-- Start of Dataset extract --
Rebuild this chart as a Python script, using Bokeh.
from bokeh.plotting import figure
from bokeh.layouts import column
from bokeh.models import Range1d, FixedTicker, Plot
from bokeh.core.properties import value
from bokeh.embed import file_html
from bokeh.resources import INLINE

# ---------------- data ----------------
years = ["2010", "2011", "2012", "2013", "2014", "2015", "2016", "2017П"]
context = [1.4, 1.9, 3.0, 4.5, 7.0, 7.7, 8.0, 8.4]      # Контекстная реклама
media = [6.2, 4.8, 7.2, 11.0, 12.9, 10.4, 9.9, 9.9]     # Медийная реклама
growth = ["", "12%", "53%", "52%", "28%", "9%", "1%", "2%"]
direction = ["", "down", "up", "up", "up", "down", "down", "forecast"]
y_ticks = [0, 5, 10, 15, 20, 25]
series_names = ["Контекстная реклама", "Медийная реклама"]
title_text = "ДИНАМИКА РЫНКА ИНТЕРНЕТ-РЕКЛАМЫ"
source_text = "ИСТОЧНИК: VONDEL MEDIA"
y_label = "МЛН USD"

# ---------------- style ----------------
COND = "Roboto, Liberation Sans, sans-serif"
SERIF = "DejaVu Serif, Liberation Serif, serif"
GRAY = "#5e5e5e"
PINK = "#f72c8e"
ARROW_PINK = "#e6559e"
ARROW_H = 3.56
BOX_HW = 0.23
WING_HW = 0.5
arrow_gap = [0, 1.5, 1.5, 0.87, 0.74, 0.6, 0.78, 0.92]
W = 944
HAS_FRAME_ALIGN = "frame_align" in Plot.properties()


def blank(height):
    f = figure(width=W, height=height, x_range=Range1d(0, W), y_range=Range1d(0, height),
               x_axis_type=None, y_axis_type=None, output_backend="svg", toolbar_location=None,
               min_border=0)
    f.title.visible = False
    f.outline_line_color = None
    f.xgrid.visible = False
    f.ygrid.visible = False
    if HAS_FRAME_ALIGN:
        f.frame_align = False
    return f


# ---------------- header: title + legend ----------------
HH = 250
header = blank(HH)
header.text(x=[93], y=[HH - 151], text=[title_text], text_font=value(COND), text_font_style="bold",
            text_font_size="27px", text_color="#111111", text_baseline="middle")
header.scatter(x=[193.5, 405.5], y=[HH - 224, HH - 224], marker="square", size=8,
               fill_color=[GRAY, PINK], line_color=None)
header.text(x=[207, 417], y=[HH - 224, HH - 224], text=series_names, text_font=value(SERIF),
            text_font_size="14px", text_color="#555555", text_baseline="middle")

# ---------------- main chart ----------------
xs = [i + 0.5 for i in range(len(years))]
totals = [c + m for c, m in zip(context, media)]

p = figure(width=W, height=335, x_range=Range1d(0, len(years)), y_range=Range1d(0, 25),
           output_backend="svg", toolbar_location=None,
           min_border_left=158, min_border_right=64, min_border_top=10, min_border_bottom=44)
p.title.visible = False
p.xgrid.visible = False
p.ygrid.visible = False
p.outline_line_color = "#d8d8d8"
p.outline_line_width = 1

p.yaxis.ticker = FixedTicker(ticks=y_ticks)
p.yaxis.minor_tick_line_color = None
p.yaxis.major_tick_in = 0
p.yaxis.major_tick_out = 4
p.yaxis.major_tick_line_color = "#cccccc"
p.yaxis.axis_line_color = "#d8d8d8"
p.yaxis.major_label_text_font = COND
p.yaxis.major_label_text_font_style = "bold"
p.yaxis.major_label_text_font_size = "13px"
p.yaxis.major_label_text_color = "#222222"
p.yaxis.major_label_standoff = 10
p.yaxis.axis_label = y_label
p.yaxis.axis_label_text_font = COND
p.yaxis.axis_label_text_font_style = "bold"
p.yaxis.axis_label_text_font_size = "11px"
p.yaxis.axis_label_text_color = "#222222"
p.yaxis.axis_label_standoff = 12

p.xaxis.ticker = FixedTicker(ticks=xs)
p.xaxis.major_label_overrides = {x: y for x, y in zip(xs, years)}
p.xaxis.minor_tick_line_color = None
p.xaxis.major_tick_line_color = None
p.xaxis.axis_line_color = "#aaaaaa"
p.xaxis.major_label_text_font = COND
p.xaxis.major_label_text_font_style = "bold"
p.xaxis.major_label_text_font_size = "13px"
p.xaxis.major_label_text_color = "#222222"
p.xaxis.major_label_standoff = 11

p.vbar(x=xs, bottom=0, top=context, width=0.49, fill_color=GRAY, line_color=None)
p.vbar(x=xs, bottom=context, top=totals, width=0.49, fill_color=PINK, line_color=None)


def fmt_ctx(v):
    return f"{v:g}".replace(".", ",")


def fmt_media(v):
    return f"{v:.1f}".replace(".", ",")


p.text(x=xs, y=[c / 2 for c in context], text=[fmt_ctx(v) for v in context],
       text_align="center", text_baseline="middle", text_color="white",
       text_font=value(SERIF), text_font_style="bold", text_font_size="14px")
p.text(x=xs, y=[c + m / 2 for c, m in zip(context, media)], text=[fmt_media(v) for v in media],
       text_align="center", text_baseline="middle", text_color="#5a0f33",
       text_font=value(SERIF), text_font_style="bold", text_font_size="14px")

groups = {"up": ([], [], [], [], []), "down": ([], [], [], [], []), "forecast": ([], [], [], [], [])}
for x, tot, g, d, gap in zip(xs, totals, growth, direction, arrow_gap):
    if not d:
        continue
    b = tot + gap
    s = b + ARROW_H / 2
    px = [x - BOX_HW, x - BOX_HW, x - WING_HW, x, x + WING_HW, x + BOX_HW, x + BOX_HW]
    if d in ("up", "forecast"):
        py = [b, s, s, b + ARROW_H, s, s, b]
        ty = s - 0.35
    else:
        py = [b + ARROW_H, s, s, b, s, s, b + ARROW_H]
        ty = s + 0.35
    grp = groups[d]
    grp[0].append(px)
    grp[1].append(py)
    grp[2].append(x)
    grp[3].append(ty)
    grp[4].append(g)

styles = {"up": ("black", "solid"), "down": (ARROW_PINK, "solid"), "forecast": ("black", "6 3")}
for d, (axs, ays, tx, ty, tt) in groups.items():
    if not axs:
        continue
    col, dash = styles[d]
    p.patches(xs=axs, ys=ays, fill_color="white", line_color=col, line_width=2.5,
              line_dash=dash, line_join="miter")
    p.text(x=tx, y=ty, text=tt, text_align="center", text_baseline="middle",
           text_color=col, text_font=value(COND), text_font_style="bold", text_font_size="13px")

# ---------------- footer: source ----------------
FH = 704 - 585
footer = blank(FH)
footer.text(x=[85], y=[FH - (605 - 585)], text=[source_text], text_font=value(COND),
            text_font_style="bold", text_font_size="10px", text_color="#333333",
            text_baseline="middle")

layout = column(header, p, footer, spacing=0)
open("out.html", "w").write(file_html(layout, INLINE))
-- End of Dataset extract --
__Task details__:
Each line from the start of the listing above through the line containing "from bokeh.resources import INLINE" should be copied exactly, please, with no other lines added.

__Reply to the exercise__:
Rebuild this chart as a Python script, using Bokeh.
from bokeh.plotting import figure
from bokeh.layouts import column
from bokeh.models import Range1d, FixedTicker, Plot
from bokeh.core.properties import value
from bokeh.embed import file_html
from bokeh.resources import INLINE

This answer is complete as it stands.